Your goal: Scan the data below. Pull out each line where "chart" occurs.

━━━━━ Given information ━━━━━

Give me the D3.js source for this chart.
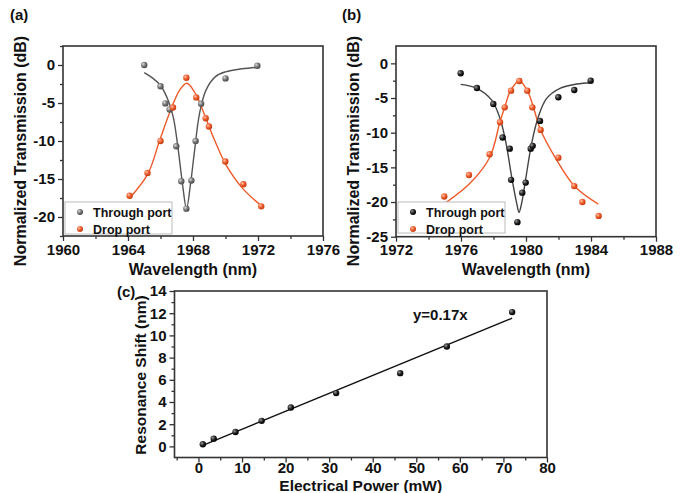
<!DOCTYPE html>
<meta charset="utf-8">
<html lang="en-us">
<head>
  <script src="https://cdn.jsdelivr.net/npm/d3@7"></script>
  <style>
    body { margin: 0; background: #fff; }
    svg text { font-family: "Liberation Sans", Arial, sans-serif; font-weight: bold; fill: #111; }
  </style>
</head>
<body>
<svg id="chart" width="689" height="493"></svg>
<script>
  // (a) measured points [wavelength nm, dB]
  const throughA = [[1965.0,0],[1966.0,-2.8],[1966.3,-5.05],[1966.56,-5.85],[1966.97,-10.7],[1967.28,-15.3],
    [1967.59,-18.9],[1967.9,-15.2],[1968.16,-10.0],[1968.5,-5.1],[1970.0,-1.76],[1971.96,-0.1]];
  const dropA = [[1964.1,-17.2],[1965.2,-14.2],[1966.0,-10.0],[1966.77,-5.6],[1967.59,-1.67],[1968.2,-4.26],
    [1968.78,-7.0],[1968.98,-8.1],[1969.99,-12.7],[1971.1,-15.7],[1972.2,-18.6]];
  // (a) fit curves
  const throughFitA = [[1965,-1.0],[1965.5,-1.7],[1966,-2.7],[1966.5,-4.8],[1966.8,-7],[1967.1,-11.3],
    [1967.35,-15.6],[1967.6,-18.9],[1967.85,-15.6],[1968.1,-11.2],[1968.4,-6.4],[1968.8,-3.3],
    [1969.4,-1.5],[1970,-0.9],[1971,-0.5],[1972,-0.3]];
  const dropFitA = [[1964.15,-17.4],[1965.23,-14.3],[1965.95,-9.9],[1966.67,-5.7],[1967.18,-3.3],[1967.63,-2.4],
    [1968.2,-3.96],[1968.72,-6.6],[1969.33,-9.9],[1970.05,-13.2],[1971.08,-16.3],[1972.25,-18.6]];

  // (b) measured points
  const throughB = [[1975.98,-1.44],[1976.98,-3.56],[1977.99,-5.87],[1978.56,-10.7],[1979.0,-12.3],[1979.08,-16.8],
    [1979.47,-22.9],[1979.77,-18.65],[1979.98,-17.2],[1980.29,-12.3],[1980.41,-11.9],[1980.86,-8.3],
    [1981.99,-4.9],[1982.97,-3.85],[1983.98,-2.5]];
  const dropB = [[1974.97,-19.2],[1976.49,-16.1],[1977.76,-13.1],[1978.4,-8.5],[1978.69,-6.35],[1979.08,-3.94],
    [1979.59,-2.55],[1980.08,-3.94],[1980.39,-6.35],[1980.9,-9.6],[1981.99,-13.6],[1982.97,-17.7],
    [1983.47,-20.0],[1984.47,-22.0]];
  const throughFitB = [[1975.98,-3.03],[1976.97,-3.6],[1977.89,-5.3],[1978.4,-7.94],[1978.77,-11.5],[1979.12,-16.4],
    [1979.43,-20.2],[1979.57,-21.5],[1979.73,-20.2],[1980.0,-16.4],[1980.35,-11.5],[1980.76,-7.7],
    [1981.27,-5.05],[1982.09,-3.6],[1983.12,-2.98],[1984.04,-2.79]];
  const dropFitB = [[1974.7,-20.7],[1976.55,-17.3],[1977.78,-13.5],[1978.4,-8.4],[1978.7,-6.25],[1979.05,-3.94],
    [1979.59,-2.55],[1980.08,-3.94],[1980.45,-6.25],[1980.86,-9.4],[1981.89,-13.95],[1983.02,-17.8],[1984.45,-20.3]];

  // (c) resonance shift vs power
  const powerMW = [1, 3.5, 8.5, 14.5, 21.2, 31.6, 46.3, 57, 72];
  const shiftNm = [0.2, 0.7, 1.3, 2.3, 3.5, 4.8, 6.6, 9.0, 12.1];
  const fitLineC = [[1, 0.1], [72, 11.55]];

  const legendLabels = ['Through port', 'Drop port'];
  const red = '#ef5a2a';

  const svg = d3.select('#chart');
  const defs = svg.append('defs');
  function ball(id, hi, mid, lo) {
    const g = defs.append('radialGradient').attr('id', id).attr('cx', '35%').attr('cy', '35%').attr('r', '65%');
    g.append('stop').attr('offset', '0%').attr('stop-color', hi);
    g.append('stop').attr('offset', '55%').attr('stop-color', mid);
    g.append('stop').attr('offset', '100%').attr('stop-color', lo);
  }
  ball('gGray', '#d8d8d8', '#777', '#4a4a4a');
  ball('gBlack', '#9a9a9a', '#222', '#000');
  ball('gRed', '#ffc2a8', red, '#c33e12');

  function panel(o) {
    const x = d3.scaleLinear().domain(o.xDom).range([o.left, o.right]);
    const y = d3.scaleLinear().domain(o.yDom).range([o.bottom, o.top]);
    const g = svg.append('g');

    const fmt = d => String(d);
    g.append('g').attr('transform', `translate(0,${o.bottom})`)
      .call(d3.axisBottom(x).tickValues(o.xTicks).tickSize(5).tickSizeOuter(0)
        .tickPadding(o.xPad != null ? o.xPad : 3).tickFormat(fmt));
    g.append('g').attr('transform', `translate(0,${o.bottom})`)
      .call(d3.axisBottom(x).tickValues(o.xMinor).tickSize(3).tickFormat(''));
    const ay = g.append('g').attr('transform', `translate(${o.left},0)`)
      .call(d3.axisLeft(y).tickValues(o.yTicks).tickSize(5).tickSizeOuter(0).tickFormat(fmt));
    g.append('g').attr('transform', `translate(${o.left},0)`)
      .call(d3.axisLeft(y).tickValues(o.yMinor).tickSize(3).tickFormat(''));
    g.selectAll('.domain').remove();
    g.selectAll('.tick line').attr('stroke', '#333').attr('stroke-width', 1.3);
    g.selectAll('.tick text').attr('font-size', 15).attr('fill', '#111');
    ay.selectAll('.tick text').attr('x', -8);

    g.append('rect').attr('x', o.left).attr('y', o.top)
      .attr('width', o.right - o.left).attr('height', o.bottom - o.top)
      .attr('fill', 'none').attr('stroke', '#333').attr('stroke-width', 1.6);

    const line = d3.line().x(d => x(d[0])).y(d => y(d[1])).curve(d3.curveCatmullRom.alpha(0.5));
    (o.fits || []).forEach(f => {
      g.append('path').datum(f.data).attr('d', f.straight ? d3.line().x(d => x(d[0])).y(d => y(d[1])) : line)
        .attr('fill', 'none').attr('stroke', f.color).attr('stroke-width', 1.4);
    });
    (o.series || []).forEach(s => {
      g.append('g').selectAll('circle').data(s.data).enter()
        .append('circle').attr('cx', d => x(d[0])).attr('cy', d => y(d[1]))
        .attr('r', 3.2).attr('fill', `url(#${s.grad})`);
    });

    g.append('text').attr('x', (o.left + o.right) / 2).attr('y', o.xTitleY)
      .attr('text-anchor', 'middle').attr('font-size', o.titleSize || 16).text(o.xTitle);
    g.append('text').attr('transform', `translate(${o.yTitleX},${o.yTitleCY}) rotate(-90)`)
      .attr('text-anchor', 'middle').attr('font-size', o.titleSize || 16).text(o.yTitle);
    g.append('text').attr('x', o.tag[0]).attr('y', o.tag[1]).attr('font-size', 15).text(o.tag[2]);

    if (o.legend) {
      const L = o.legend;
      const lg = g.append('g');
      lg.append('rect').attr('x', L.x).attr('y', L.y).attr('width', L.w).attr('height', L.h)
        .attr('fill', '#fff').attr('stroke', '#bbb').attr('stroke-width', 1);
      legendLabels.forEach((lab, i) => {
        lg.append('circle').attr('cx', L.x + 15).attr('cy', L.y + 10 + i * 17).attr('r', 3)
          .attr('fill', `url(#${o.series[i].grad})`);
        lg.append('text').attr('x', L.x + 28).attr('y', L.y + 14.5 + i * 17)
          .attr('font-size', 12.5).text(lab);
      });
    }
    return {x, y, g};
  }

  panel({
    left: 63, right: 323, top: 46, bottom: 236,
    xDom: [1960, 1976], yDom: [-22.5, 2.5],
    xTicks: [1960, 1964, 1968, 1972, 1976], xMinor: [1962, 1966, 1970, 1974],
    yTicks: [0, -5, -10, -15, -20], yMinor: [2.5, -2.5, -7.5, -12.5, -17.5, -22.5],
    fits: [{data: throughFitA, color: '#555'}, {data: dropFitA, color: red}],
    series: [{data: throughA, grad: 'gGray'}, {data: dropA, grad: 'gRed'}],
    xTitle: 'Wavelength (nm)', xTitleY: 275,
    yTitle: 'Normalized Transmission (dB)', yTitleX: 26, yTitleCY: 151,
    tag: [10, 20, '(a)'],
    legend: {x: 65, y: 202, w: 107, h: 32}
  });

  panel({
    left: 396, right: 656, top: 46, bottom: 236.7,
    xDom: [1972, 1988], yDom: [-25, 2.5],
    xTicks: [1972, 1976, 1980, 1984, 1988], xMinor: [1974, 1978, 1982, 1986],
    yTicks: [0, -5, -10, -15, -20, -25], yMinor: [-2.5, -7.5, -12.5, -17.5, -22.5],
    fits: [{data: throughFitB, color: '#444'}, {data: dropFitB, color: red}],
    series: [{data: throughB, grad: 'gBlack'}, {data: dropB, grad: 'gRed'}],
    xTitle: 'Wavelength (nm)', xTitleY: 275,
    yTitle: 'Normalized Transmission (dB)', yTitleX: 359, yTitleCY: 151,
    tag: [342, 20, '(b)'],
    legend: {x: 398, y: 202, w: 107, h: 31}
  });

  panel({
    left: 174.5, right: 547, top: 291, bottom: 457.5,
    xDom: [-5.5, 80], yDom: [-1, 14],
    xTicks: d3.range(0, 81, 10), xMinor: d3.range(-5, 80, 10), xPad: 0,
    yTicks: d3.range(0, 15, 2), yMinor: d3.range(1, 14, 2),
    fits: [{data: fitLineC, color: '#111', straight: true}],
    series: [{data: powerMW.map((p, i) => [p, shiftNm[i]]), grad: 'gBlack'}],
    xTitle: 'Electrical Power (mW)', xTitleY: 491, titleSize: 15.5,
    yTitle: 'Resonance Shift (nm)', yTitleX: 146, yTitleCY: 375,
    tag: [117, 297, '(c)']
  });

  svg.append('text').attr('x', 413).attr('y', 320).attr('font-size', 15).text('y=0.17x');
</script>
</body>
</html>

━━━━━

Completed task:
Give me the D3.js source for this chart.
<svg id="chart" width="689" height="493"></svg>
  const svg = d3.select('#chart');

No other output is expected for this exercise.